The ability to catch up is hampered by environmental restrictions and grading limitations, which dictate that only a certain amount of the area can be disturbed at a time.
“We got a consent order from court,” he continued, “that allows only 25 acres of disturbed area at a time over the length of the project.”
To increase that amount, crews can stabilize it and they are allowed to go above that amount if there are multiple sections under construction.
But even with those allowances, there’s a grading plan to follow, which designates certain areas where they can work at any given time, and seasonal limitations that prohibit grading from December to March because the ground is too wet and frozen.
“They relaxed the restriction on [sections] one and two,” Garrett interjected, noting that crews were permitted to work in December last year and that this year they worked in March in five areas.
Because this is new road construction, for the most part, crews are not working near traffic. Road closures, detours and lane shifting are not a factor affecting the schedule. However, as Stewart pointed out, there are a lot of side streets that interface with the route and he mentioned traffic detours on Section 4. Nevertheless, they cause minimal impact to the schedule.
Another, more common, time constraint is weather. Garrett noted that 2009 was a wet year.
“It’s been difficult to catch up. We hope for a normal — or dry — year so we can move more dirt and get back on track.”
They’re “gearing up on sections one and two,” Stewart said, with about 180 to 185 employees and 112 pieces of equipment currently on site. At peak last summer, there were 278 employees and 212 pieces of equipment on site. Some of the equipment used includes cranes for bridge work, Bobcats for moving sod, dump trucks, Gradalls and 30 individual haulers to move dirt.
“We’re cutting and hauling it to other areas onsite.”
It’s a stressful situation, Garrett said.
“A lot of eyes are watching us: residents, government offices, the media…”
There are weekly progress meetings and many inspections scheduled at various intervals to evaluate progress and performance.
Stewart pointed out that all the contractors who bid on the project were aware of the restrictions and the pressures involved. Garrett said everyone on the project is working as a team and that they “take a lot of pride in proving we can build this under the restraints.”
It’s been a learning experience in many ways. The SR 840 project has been the driving force behind monumental changes in the way TDOT handles large construction projects across the state.

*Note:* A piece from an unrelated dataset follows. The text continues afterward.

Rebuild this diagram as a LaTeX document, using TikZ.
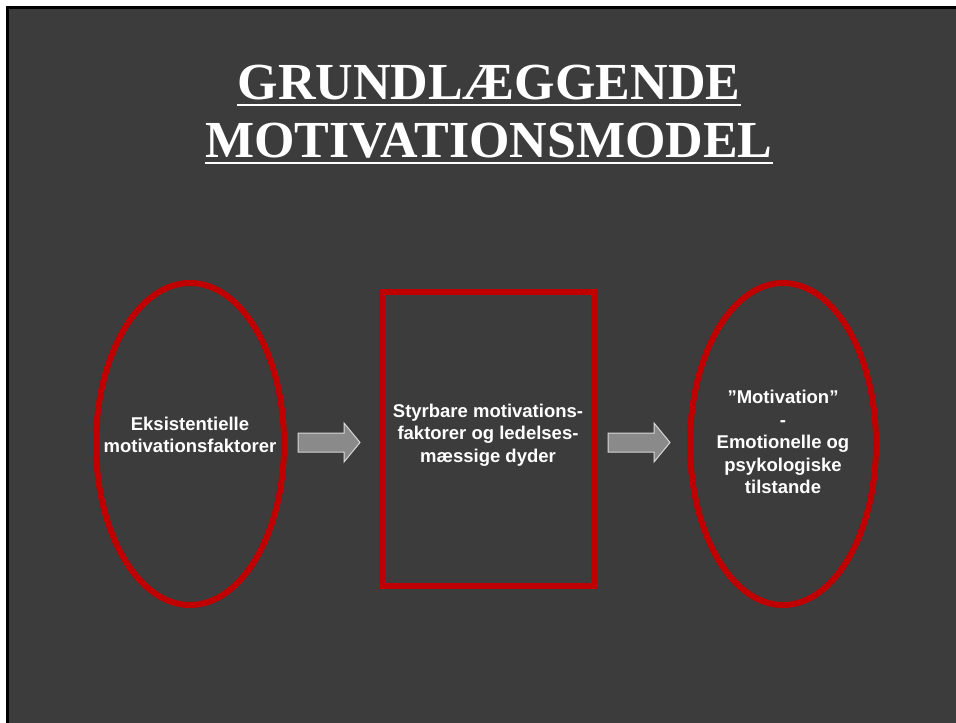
\documentclass[tikz,border=0pt]{standalone}
\usepackage{fontspec}
\setmainfont{Liberation Sans}
\newfontfamily\titlefont{Liberation Serif}
\usetikzlibrary{shapes.geometric}

\definecolor{slidegray}{HTML}{3C3C3C}
\definecolor{darkred}{HTML}{C00000}
\definecolor{arrowgray}{HTML}{8A8A8A}
\definecolor{arrowedge}{HTML}{D8D8D8}

\begin{document}
\begin{tikzpicture}[x=1pt, y=-1pt,
    oval/.style={draw=darkred, line width=6pt, ellipse, inner sep=0pt},
    redbox/.style={draw=darkred, line width=5.5pt, rectangle, inner sep=0pt},
    boxtext/.style={text=white, font=\bfseries\fontsize{18.5}{22.5}\selectfont, align=center},
    heading/.style={text=white, font=\titlefont\bfseries\fontsize{52}{58}\selectfont, inner sep=0pt, anchor=base},
    uline/.style={white, line width=2.7pt},
    blockarrow/.style={fill=arrowgray, draw=arrowedge, line width=1pt}]

    \useasboundingbox (0,0) rectangle (956,723);

    % Background
    \fill[white] (0,0) rectangle (956,723);
    \fill[black] (6,6) rectangle (962,730);
    \fill[slidegray] (9,9) rectangle (962,730);

    % Title
    \node[heading] (title1) at (489,99) {GRUNDLÆGGENDE};
    \node[heading] (title2) at (489,157) {MOTIVATIONSMODEL};
    \draw[uline] ([yshift=-6pt]title1.base west) -- ([yshift=-6pt]title1.base east);
    \draw[uline] ([yshift=-6pt]title2.base west) -- ([yshift=-6pt]title2.base east);

    % Model
    \node[oval, minimum width=188pt, minimum height=322pt] (oval1) at (190,444) {};
    \node[redbox, minimum width=212pt, minimum height=294pt] (box) at (488,439) {};
    \node[oval, minimum width=186pt, minimum height=322pt] (oval2) at (783,444) {};

    \node[boxtext] (txt1) at ([yshift=9pt]oval1.center) {Eksistentielle\\motivationsfaktorer};
    \node[boxtext] (txt2) at ([yshift=4pt]box.center) {Styrbare motivations-\\faktorer og ledelses-\\mæssige dyder};
    \node[boxtext] (txt3) at ([yshift=2pt]oval2.center) {”Motivation”\\-\\Emotionelle og\\psykologiske\\tilstande};

    % Arrows
    \coordinate (arr1) at (329,442.5);
    \coordinate (arr2) at (639,442.5);
    \foreach \a in {arr1,arr2}
        \draw[blockarrow, shift={(\a)}] (-31,-9.5) -- (15,-9.5) -- (15,-19.5) -- (31,0)
            -- (15,19.5) -- (15,9.5) -- (-31,9.5) -- cycle;
\end{tikzpicture}
\end{document}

“A big issue when the new administration took over in 2002 was to make TDOT more user-friendly,” Garrett said. “They wanted to get the public more involved.”
First with the citizen resource teams during the planning stages and now with the onsite SR 840 Community Outreach Center and Project Office open to the public, TDOT is embracing the administration’s mission.
“We hope these measures are changing how people view TDOT,” Garrett said, adding that she has noticed marked improvement. TDOT Commissioner Gerald Nicely echoed her sentiments when he said, “We are pleased to be moving forward with the final section of State Route 840, a project which vividly demonstrates the improvements TDOT has made in the way the department does business.”
As they battle the clock, the weather and the Chattanooga shale, everyone on the project looks forward to the day they can look back at this ground-breaking project and proudly claim responsibility for its success. They’re also looking forward to cashing in on those bonus checks. If things continue as they’re going now, it’s just a matter of time.
“Work is going real well,” Stewart summed up.